### Collected data:
--------------------
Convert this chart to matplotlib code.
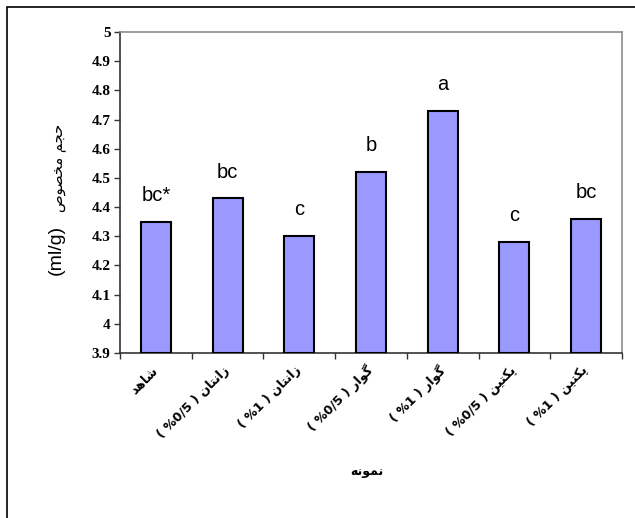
import numpy as np
import matplotlib
matplotlib.use("Agg")
import matplotlib.pyplot as plt
from matplotlib.patches import Rectangle

# data
samples = ["شاهد", "زانتان", "زانتان", "گوار", "گوار", "پکتین", "پکتین"]
percents = ["", "( %0/5 )", "( %1 )", "( %0/5 )", "( %1 )", "( %0/5 )", "( %1 )"]
values = [4.35, 4.43, 4.30, 4.52, 4.73, 4.28, 4.36]
letters = ["bc*", "bc", "c", "b", "a", "c", "bc"]
y_ticks = [3.9, 4.0, 4.1, 4.2, 4.3, 4.4, 4.5, 4.6, 4.7, 4.8, 4.9, 5.0]

x_title = "نمونه"
y_title_fa = "حجم مخصوص"
y_title_unit = "(ml/g)"

# matplotlib has no arabic shaping, so pick presentation forms by hand
# (isolated, final, initial, medial)
FORMS = {
    "ا": ("\uFE8D", "\uFE8E", None, None),
    "ت": ("\uFE95", "\uFE96", "\uFE97", "\uFE98"),
    "ج": ("\uFE9D", "\uFE9E", "\uFE9F", "\uFEA0"),
    "ح": ("\uFEA1", "\uFEA2", "\uFEA3", "\uFEA4"),
    "خ": ("\uFEA5", "\uFEA6", "\uFEA7", "\uFEA8"),
    "د": ("\uFEA9", "\uFEAA", None, None),
    "ر": ("\uFEAD", "\uFEAE", None, None),
    "ز": ("\uFEAF", "\uFEB0", None, None),
    "ش": ("\uFEB5", "\uFEB6", "\uFEB7", "\uFEB8"),
    "ص": ("\uFEB9", "\uFEBA", "\uFEBB", "\uFEBC"),
    "م": ("\uFEE1", "\uFEE2", "\uFEE3", "\uFEE4"),
    "ن": ("\uFEE5", "\uFEE6", "\uFEE7", "\uFEE8"),
    "ه": ("\uFEE9", "\uFEEA", "\uFEEB", "\uFEEC"),
    "و": ("\uFEED", "\uFEEE", None, None),
    "پ": ("\uFB56", "\uFB57", "\uFB58", "\uFB59"),
    "ک": ("\uFB8E", "\uFB8F", "\uFB90", "\uFB91"),
    "گ": ("\uFB92", "\uFB93", "\uFB94", "\uFB95"),
    "ی": ("\uFBFC", "\uFBFD", "\uFBFE", "\uFBFF"),
}


def shape(text):
    words = []
    for word in text.split(" "):
        res = ""
        for k, ch in enumerate(word):
            if ch not in FORMS:
                res += ch
                continue
            iso, fin, ini, med = FORMS[ch]
            prev = word[k - 1] if k > 0 else None
            nxt = word[k + 1] if k + 1 < len(word) else None
            join_prev = prev in FORMS and FORMS[prev][2] is not None
            join_next = ini is not None and nxt in FORMS
            if join_prev and join_next:
                res += med
            elif join_prev:
                res += fin
            elif join_next:
                res += ini
            else:
                res += iso
        words.append(res[::-1])
    return " ".join(words[::-1])


plt.rcParams["font.family"] = ["DejaVu Sans"]

fig = plt.figure(figsize=(6.35, 5.18), dpi=100)
ax = fig.add_axes([0.189, 0.3185, 0.7905, 0.6197])

x = np.arange(len(values))
ax.bar(x, np.array(values) - 3.9, bottom=3.9, width=0.42,
       color="#9999FF", edgecolor="black", linewidth=1.5, zorder=3)

for i, v in enumerate(values):
    ax.annotate(letters[i], (i, v), xytext=(0, 15), textcoords="offset points",
                ha="center", va="baseline", fontsize=14.5,
                family="Liberation Sans")

ax.set_xlim(-0.5, len(values) - 0.5)
ax.set_ylim(3.9, 5.0)

ax.set_yticks(y_ticks)
ax.set_yticklabels([f"{t:g}" for t in y_ticks], family="Liberation Serif",
                   fontweight="bold", fontsize=11)
ax.tick_params(axis="y", direction="out", length=4.3, width=1, pad=2.5,
               color="#333333")

# category labels at centres, tick marks at the boundaries
ax.set_xticks(x)
labels = [(p + " " if p else "") + shape(s) for s, p in zip(samples, percents)]
ax.set_xticklabels(labels, rotation=45, ha="right", va="center",
                   rotation_mode="anchor", fontsize=9, fontweight="bold")
ax.tick_params(axis="x", which="major", length=0, pad=11)
ax.set_xticks(np.arange(-0.5, len(values)), minor=True)
ax.tick_params(axis="x", which="minor", direction="out", length=4, width=1,
               color="#333333")

ax.spines["left"].set_color("#333333")
ax.spines["bottom"].set_color("#333333")
ax.spines["top"].set_color("#8c8c8c")
ax.spines["right"].set_color("#8c8c8c")
for sp in ax.spines.values():
    sp.set_linewidth(1.2)

fig.text(367 / 635, 1 - 472 / 518, shape(x_title), ha="center", va="center",
         fontsize=9, fontweight="bold")
fig.text(56 / 635, 1 - 250 / 518, y_title_unit, ha="center", va="center",
         rotation=90, fontsize=14, family="Liberation Sans")
fig.text(58 / 635, 1 - 168 / 518, shape(y_title_fa), ha="center", va="center",
         rotation=90, fontsize=10.5)

# outer chart frame (only top and left edges fall inside the picture)
fig.add_artist(Rectangle((6.5 / 635, -0.1), 2, 1 - 7 / 518 + 0.1,
                         transform=fig.transFigure, fill=False,
                         edgecolor="black", linewidth=1.2))

fig.savefig("out.png", dpi=100)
--------------------
Write out the whole listing exactly, and drop the pictures.

Convert this chart to matplotlib code.
import numpy as np
import matplotlib
matplotlib.use("Agg")
import matplotlib.pyplot as plt
from matplotlib.patches import Rectangle

# data
samples = ["شاهد", "زانتان", "زانتان", "گوار", "گوار", "پکتین", "پکتین"]
percents = ["", "( %0/5 )", "( %1 )", "( %0/5 )", "( %1 )", "( %0/5 )", "( %1 )"]
values = [4.35, 4.43, 4.30, 4.52, 4.73, 4.28, 4.36]
letters = ["bc*", "bc", "c", "b", "a", "c", "bc"]
y_ticks = [3.9, 4.0, 4.1, 4.2, 4.3, 4.4, 4.5, 4.6, 4.7, 4.8, 4.9, 5.0]

x_title = "نمونه"
y_title_fa = "حجم مخصوص"
y_title_unit = "(ml/g)"

# matplotlib has no arabic shaping, so pick presentation forms by hand
# (isolated, final, initial, medial)
FORMS = {
    "ا": ("\uFE8D", "\uFE8E", None, None),
    "ت": ("\uFE95", "\uFE96", "\uFE97", "\uFE98"),
    "ج": ("\uFE9D", "\uFE9E", "\uFE9F", "\uFEA0"),
    "ح": ("\uFEA1", "\uFEA2", "\uFEA3", "\uFEA4"),
    "خ": ("\uFEA5", "\uFEA6", "\uFEA7", "\uFEA8"),
    "د": ("\uFEA9", "\uFEAA", None, None),
    "ر": ("\uFEAD", "\uFEAE", None, None),
    "ز": ("\uFEAF", "\uFEB0", None, None),
    "ش": ("\uFEB5", "\uFEB6", "\uFEB7", "\uFEB8"),
    "ص": ("\uFEB9", "\uFEBA", "\uFEBB", "\uFEBC"),
    "م": ("\uFEE1", "\uFEE2", "\uFEE3", "\uFEE4"),
    "ن": ("\uFEE5", "\uFEE6", "\uFEE7", "\uFEE8"),
    "ه": ("\uFEE9", "\uFEEA", "\uFEEB", "\uFEEC"),
    "و": ("\uFEED", "\uFEEE", None, None),
    "پ": ("\uFB56", "\uFB57", "\uFB58", "\uFB59"),
    "ک": ("\uFB8E", "\uFB8F", "\uFB90", "\uFB91"),
    "گ": ("\uFB92", "\uFB93", "\uFB94", "\uFB95"),
    "ی": ("\uFBFC", "\uFBFD", "\uFBFE", "\uFBFF"),
}


def shape(text):
    words = []
    for word in text.split(" "):
        res = ""
        for k, ch in enumerate(word):
            if ch not in FORMS:
                res += ch
                continue
            iso, fin, ini, med = FORMS[ch]
            prev = word[k - 1] if k > 0 else None
            nxt = word[k + 1] if k + 1 < len(word) else None
            join_prev = prev in FORMS and FORMS[prev][2] is not None
            join_next = ini is not None and nxt in FORMS
            if join_prev and join_next:
                res += med
            elif join_prev:
                res += fin
            elif join_next:
                res += ini
            else:
                res += iso
        words.append(res[::-1])
    return " ".join(words[::-1])


plt.rcParams["font.family"] = ["DejaVu Sans"]

fig = plt.figure(figsize=(6.35, 5.18), dpi=100)
ax = fig.add_axes([0.189, 0.3185, 0.7905, 0.6197])

x = np.arange(len(values))
ax.bar(x, np.array(values) - 3.9, bottom=3.9, width=0.42,
       color="#9999FF", edgecolor="black", linewidth=1.5, zorder=3)

for i, v in enumerate(values):
    ax.annotate(letters[i], (i, v), xytext=(0, 15), textcoords="offset points",
                ha="center", va="baseline", fontsize=14.5,
                family="Liberation Sans")

ax.set_xlim(-0.5, len(values) - 0.5)
ax.set_ylim(3.9, 5.0)

ax.set_yticks(y_ticks)
ax.set_yticklabels([f"{t:g}" for t in y_ticks], family="Liberation Serif",
                   fontweight="bold", fontsize=11)
ax.tick_params(axis="y", direction="out", length=4.3, width=1, pad=2.5,
               color="#333333")

# category labels at centres, tick marks at the boundaries
ax.set_xticks(x)
labels = [(p + " " if p else "") + shape(s) for s, p in zip(samples, percents)]
ax.set_xticklabels(labels, rotation=45, ha="right", va="center",
                   rotation_mode="anchor", fontsize=9, fontweight="bold")
ax.tick_params(axis="x", which="major", length=0, pad=11)
ax.set_xticks(np.arange(-0.5, len(values)), minor=True)
ax.tick_params(axis="x", which="minor", direction="out", length=4, width=1,
               color="#333333")

ax.spines["left"].set_color("#333333")
ax.spines["bottom"].set_color("#333333")
ax.spines["top"].set_color("#8c8c8c")
ax.spines["right"].set_color("#8c8c8c")
for sp in ax.spines.values():
    sp.set_linewidth(1.2)

fig.text(367 / 635, 1 - 472 / 518, shape(x_title), ha="center", va="center",
         fontsize=9, fontweight="bold")
fig.text(56 / 635, 1 - 250 / 518, y_title_unit, ha="center", va="center",
         rotation=90, fontsize=14, family="Liberation Sans")
fig.text(58 / 635, 1 - 168 / 518, shape(y_title_fa), ha="center", va="center",
         rotation=90, fontsize=10.5)

# outer chart frame (only top and left edges fall inside the picture)
fig.add_artist(Rectangle((6.5 / 635, -0.1), 2, 1 - 7 / 518 + 0.1,
                         transform=fig.transFigure, fill=False,
                         edgecolor="black", linewidth=1.2))

fig.savefig("out.png", dpi=100)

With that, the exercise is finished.